Under contract: the 21-30 day sprint

Once your offer is accepted, the clock starts on a fairly dense sequence:

  • Days 1-3: Earnest money deposited, inspection scheduled.
  • Days 5-10: Inspection completed, repair requests negotiated.
  • Days 10-20: Appraisal ordered and completed, loan moves through underwriting.
  • Days 20-25: Final loan approval ("clear to close"), closing disclosure issued.
  • Days 25-30: Final walk-through, closing day.

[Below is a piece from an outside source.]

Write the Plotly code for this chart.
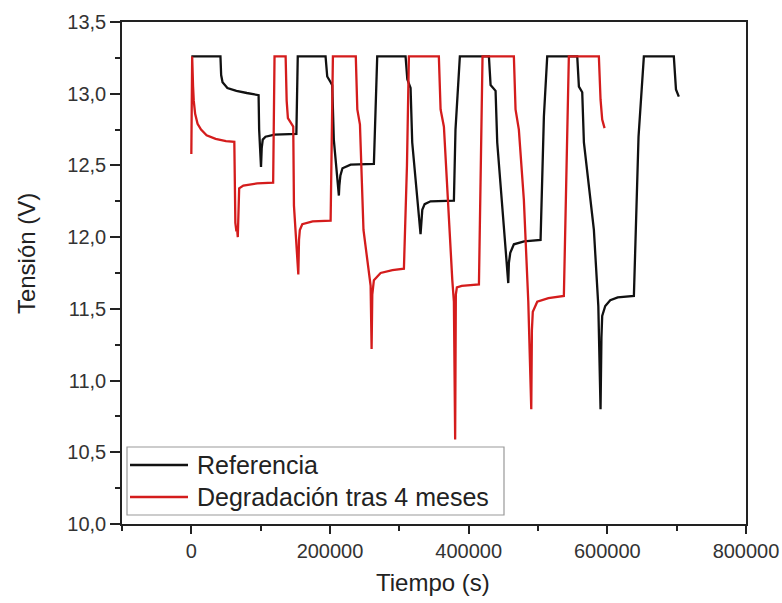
import plotly.graph_objects as go

# ---- data ----
ref_t = [0, 42000, 43000, 45000, 52000, 65000, 80000, 97000, 97800, 98800, 100500, 101500,
         103000, 107000, 120000, 151500, 153500, 193600, 196000, 200900, 203200, 205500,
         212800, 213500, 215000, 218000, 229700, 263300, 265500, 268100, 309000, 311500,
         316200, 318600, 330600, 331600, 333100, 336500, 345000, 378700, 381000, 387300,
         429200, 431600, 438800, 441200, 457100, 458000, 460000, 465200, 480000, 503700,
         508500, 513300, 556600, 559000, 563800, 566200, 580600, 587000, 590200, 591500,
         592600, 597000, 604200, 615000, 638300, 645000, 652700, 695900, 697400, 699000,
         703100]
ref_v = [13.26, 13.26, 13.13, 13.08, 13.04, 13.02, 13.005, 12.99, 12.75, 12.63, 12.49, 12.62,
         12.68, 12.70, 12.715, 12.72, 13.26, 13.26, 13.12, 13.08, 13.06, 12.68,
         12.29, 12.36, 12.43, 12.48, 12.505, 12.51, 12.90, 13.26, 13.26, 13.10,
         13.04, 12.66, 12.02, 12.12, 12.19, 12.23, 12.25, 12.255, 12.75, 13.26,
         13.26, 13.06, 13.02, 12.66, 11.68, 11.82, 11.89, 11.95, 11.97, 11.98,
         12.84, 13.26, 13.26, 13.05, 13.01, 12.66, 12.05, 11.52, 10.80, 11.30,
         11.45, 11.52, 11.56, 11.58, 11.59, 12.70, 13.26, 13.26, 13.10, 13.03,
         12.98]

deg_t = [0, 1200, 2500, 3500, 5500, 9000, 14000, 22000, 35000, 50000, 62000, 62800, 63500,
         65000, 66000, 67000, 67800, 69000, 75000, 95000, 118000, 120000, 136000, 137500,
         139300, 143000, 147000, 148000, 154300, 155300, 156500, 160000, 175000, 200900,
         204200, 237200, 239400, 243200, 246600, 248300, 258600, 260000, 261000, 263300,
         273000, 290000, 306600, 311000, 313800, 357000, 359500, 364300, 376400, 378700,
         380500, 381500, 383000, 390000, 414800, 417200, 420000, 465200, 467600, 472400,
         479600, 486000, 490300, 491200, 492500, 498900, 515000, 537300, 541000, 544500,
         587800, 590200, 592600, 596000]
deg_v = [12.58, 13.26, 13.05, 12.95, 12.86, 12.79, 12.75, 12.71, 12.685, 12.67, 12.665, 12.30, 12.10,
         12.04, 12.06, 12.00, 12.28, 12.34, 12.36, 12.375, 12.38, 13.26, 13.26, 12.95,
         12.83, 12.80, 12.77, 12.22, 11.74, 11.98, 12.05, 12.09, 12.11, 12.115,
         13.26, 13.26, 12.89, 12.785, 12.22, 12.05, 11.66, 11.22, 11.60, 11.70,
         11.75, 11.77, 11.78, 12.50, 13.26, 13.26, 12.89, 12.77, 11.70, 11.55,
         10.59, 11.60, 11.65, 11.66, 11.67, 12.50, 13.26, 13.26, 12.89, 12.75,
         12.26, 11.55, 10.80, 11.35, 11.48, 11.55, 11.575, 11.59, 12.50, 13.26,
         13.26, 12.96, 12.82, 12.76]

series_names = ["Referencia", "Degradación tras 4 meses"]
series_colors = ["#111111", "#d41c1c"]

x_tickvals = [0, 200000, 400000, 600000, 800000]
x_ticktext = ["0", "200000", "400000", "600000", "800000"]
y_tickvals = [10.0, 10.5, 11.0, 11.5, 12.0, 12.5, 13.0, 13.5]
y_ticktext = ["10,0", "10,5", "11,0", "11,5", "12,0", "12,5", "13,0", "13,5"]

FONT = "Liberation Sans, Arial, sans-serif"

fig = go.Figure()
fig.add_trace(go.Scatter(x=ref_t, y=ref_v, mode="lines", name=series_names[0],
                         line=dict(color=series_colors[0], width=2.3), showlegend=False))
fig.add_trace(go.Scatter(x=deg_t, y=deg_v, mode="lines", name=series_names[1],
                         line=dict(color=series_colors[1], width=2.3), showlegend=False))

fig.update_layout(
    width=782, height=603,
    margin=dict(l=122, r=36, t=22, b=79, autoexpand=False),
    paper_bgcolor="white", plot_bgcolor="white",
    font=dict(family=FONT, color="#222"),
)
fig.update_xaxes(
    automargin=False,
    range=[-100000, 800000], tickvals=x_tickvals, ticktext=x_ticktext,
    ticks="outside", ticklen=8, tickwidth=1.5, tickcolor="#222",
    minor=dict(dtick=100000, tick0=0, ticks="outside", ticklen=5, tickwidth=1.5, tickcolor="#222"),
    showline=True, linecolor="#222", linewidth=1.5, mirror=True,
    showgrid=False, zeroline=False,
    tickfont=dict(size=20, color="#333", family=FONT),
)
fig.update_yaxes(
    automargin=False,
    range=[10.0, 13.5], tickvals=y_tickvals, ticktext=y_ticktext,
    ticks="outside", ticklen=10, tickwidth=1.5, tickcolor="#222",
    minor=dict(dtick=0.25, tick0=10, ticks="outside", ticklen=5, tickwidth=1.5, tickcolor="#222"),
    showline=True, linecolor="#222", linewidth=1.5, mirror=True,
    showgrid=False, zeroline=False,
    tickfont=dict(size=20, color="#333", family=FONT),
)

# axis titles
fig.add_annotation(text="Tiempo (s)", xref="paper", yref="paper", x=0.498, y=-0.1175,
                   xanchor="center", yanchor="middle", showarrow=False,
                   font=dict(size=24, color="#222", family=FONT))
fig.add_annotation(text="Tensión (V)", xref="paper", yref="paper", x=-0.152, y=0.538,
                   xanchor="center", yanchor="middle", textangle=-90, showarrow=False,
                   font=dict(size=24, color="#222", family=FONT))

# legend box (drawn manually to match the reference layout)
def px_x(p):
    return (p - 122) / 624.0

def px_y(p):
    return (524 - p) / 502.0

fig.add_shape(type="rect", xref="paper", yref="paper",
              x0=px_x(127), x1=px_x(504), y0=px_y(515), y1=px_y(447),
              line=dict(color="#999", width=1.2), fillcolor="white", layer="above")
for i, (nm, col) in enumerate(zip(series_names, series_colors)):
    yy = px_y(465 + 32 * i)
    fig.add_shape(type="line", xref="paper", yref="paper",
                  x0=px_x(130), x1=px_x(188), y0=yy, y1=yy,
                  line=dict(color=col, width=2.5), layer="above")
    fig.add_annotation(text=nm, xref="paper", yref="paper", x=px_x(195), y=yy,
                       xanchor="left", yanchor="middle", showarrow=False,
                       font=dict(size=25, color="#222", family=FONT))

fig.write_html("out.html")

This is also the phase most likely to hit a snag — a low appraisal, a financing hiccup, or a title issue. Build in a little buffer where you can, especially on your moving plans.

Closing week

In the final days before closing, expect: your Closing Disclosure at least three days ahead (compare it to your original Loan Estimate), a final walk-through 24 hours before closing to confirm nothing's changed, and a signing appointment that typically runs 1–2 hours. Bring a cashier's check or confirm your wire transfer details directly with the title company — wire fraud targeting closings is real, always verify instructions by phone using a number you look up independently.

After you close

Keys don't mean you're done. In the first few weeks: set up your homestead exemption paperwork if applicable, update your address everywhere, and start tracking your mortgage, insurance, and property tax in one place. Home Truth's My Home dashboard is built for exactly this — it tracks your equity and paydown automatically once you add your loan details.

General guidance only. Actual timelines vary by lender, market conditions, and individual transaction complexity — your agent and lender can give you a schedule specific to your deal.